“In 1912, two years before the chapel gift was made, in his outgoing speech as governor, John Mead strongly urged the legislature to adopt policies and create legislation premised on eugenics theory. His call to action resulted in a movement, legislation, public policy, and the founding of a Vermont state institution that sterilized people—based on their race, sex, ethnicity, economic status, and their perceived physical conditions and cognitive disabilities. John Mead’s documented actions in this regard are counter in every way to our values as an institution, and counter to the spiritual purpose of a chapel, a place to nurture human dignity and possibility, and to inspire, embrace, and comfort all people.”
However, Douglas and others continue to cry foul over how the college has brushed over its far more significant ties to eugenics and scapegoated the former governor. The brief claims that “Middlebury College was literally, a Eugenicist factory, for over 50 years” with required classes on the practice and widespread support for the sterilization of what were called “defectives & degenerates.” The college was recognized as one of the schools teaching and advancing eugenics in the United States.

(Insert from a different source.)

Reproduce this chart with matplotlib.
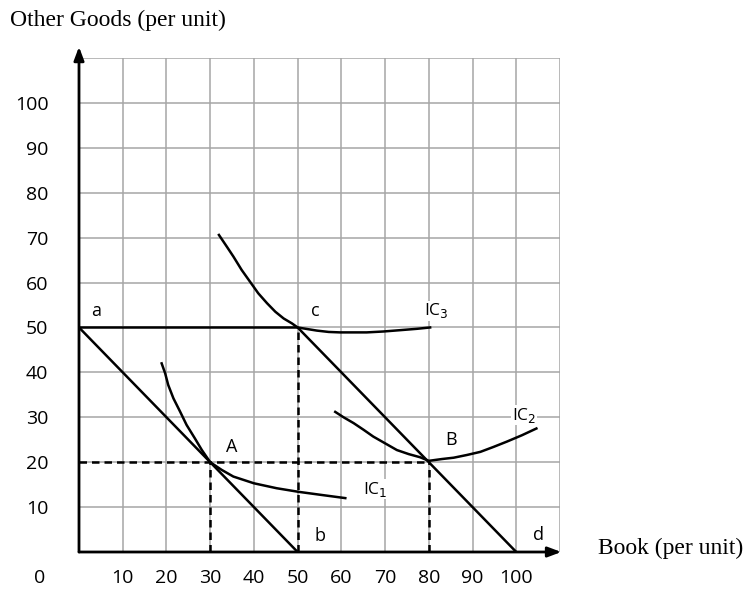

Douglas compares that history with the single reference to eugenics cited by the college in Mead’s 1912 Farewell Address. He claims that “reviewing the long history of Eugenics at Middlebury College from 1895 to 1946, brings one to the inescapable conclusion that it was Middlebury College itself which contributed to the philosophical and scientific basis for the Nazi program of Eugenics, not one speech in 1912 by Governor Mead.” This allegedly included press conferences and courses advancing the theory.
As discussed in my book, The Indispensable Right,” Supreme Court Justice Oliver Wendell Holmes upheld such sterilizations in his infamous Buck v. Bell decision where he declared that “three Generations of Imbeciles are Enough.”
Douglas told The College Fix the issue is one of integrity and the commitment to donors. He insisted that it must be courts, not colleges, that should make such decisions.
Critics have accused the college of using the name removal as a type of historical cancel campaign and virtue signaling. The alternative would have been to keep the name while acknowledging the troubling connection for both Mead and the college to the study of eugenics.